WHAT YOU HAVE TO DO:
Reproduce the material below line by line, beginning with its first line and ending with the line that contains "import plotly.graph_objects as go"; leave out pictures.

### SUPPLIED MATERIAL ###

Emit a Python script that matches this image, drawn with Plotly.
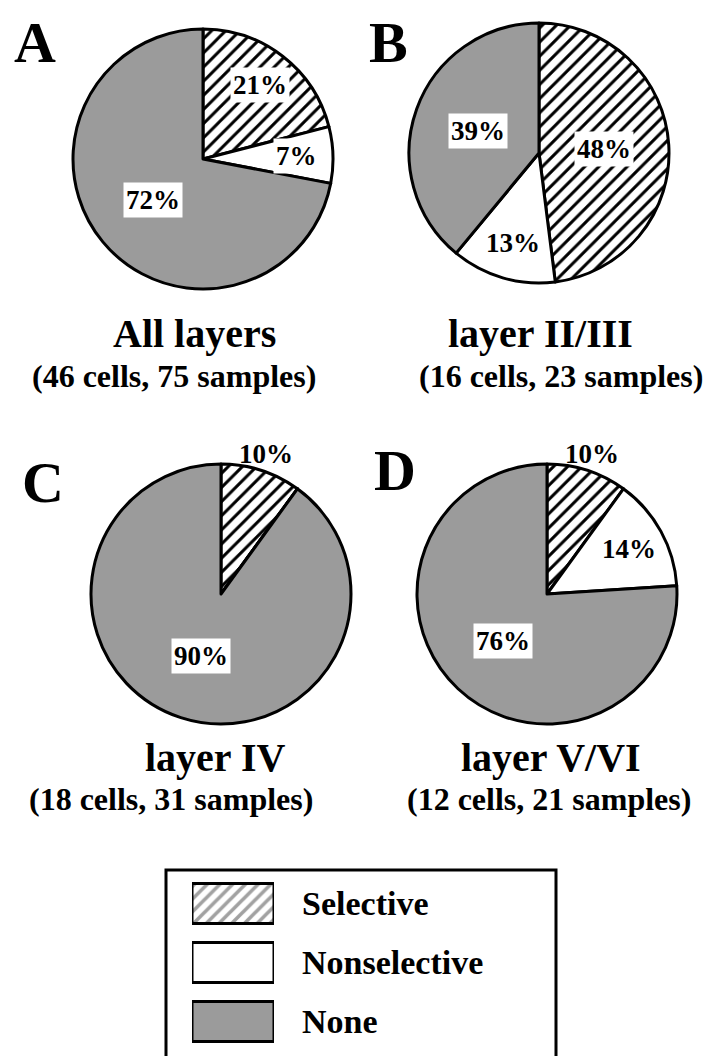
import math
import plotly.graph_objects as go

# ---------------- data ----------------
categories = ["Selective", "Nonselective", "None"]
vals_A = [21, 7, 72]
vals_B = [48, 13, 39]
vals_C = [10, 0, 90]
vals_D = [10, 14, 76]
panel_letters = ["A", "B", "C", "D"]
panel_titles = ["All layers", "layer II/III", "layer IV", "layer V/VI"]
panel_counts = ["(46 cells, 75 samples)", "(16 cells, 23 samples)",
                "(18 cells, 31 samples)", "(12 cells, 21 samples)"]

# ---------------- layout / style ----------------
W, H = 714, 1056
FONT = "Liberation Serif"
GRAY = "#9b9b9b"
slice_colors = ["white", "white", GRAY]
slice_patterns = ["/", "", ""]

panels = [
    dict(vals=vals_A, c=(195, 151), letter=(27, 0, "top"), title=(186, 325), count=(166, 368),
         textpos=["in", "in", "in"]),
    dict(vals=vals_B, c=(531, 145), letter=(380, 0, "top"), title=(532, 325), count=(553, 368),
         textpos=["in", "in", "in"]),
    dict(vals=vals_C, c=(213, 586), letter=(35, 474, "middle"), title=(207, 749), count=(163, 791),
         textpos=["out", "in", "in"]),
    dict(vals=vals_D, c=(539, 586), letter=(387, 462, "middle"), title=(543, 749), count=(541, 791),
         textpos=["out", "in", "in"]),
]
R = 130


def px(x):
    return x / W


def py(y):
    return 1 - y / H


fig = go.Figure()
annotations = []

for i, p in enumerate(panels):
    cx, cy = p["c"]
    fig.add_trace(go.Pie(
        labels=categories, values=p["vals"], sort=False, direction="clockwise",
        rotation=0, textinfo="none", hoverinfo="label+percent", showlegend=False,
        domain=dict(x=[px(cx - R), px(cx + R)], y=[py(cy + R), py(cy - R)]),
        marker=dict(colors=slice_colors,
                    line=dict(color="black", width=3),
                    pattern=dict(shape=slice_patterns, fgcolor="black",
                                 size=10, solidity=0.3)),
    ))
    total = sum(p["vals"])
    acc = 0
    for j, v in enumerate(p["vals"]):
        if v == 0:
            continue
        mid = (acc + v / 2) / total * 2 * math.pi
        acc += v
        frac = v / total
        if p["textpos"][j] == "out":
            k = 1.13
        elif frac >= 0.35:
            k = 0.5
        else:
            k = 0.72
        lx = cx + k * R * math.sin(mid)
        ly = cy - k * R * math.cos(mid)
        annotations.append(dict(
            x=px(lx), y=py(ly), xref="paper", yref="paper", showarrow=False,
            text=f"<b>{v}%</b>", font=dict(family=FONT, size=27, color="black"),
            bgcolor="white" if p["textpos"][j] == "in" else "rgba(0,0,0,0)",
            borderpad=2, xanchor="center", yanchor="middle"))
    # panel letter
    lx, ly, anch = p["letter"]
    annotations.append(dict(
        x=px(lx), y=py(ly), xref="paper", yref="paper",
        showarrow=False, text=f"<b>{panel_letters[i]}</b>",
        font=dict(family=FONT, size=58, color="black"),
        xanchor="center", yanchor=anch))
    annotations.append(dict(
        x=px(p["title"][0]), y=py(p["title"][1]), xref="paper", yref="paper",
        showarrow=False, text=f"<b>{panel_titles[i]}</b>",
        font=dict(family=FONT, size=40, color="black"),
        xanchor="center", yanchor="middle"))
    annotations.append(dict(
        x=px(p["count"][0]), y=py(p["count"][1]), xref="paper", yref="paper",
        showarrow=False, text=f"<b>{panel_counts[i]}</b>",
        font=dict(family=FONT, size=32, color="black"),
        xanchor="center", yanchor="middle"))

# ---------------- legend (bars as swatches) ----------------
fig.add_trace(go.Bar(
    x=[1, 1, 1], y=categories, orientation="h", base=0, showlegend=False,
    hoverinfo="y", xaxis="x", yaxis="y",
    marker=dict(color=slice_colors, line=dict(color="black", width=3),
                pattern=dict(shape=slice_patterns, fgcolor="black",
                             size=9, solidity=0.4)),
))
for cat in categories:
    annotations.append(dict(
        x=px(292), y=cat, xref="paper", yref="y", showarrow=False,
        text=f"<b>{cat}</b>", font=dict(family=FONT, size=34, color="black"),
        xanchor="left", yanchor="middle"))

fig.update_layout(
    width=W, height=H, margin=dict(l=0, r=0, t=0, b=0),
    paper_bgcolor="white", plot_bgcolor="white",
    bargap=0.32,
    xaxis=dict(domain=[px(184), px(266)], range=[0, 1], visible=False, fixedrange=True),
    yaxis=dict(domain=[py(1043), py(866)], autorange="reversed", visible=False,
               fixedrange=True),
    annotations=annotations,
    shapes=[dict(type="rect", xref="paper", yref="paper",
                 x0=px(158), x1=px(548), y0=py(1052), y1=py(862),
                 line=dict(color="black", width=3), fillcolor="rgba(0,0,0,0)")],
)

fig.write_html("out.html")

###

THE OUTPUT:
Emit a Python script that matches this image, drawn with Plotly.
import math
import plotly.graph_objects as go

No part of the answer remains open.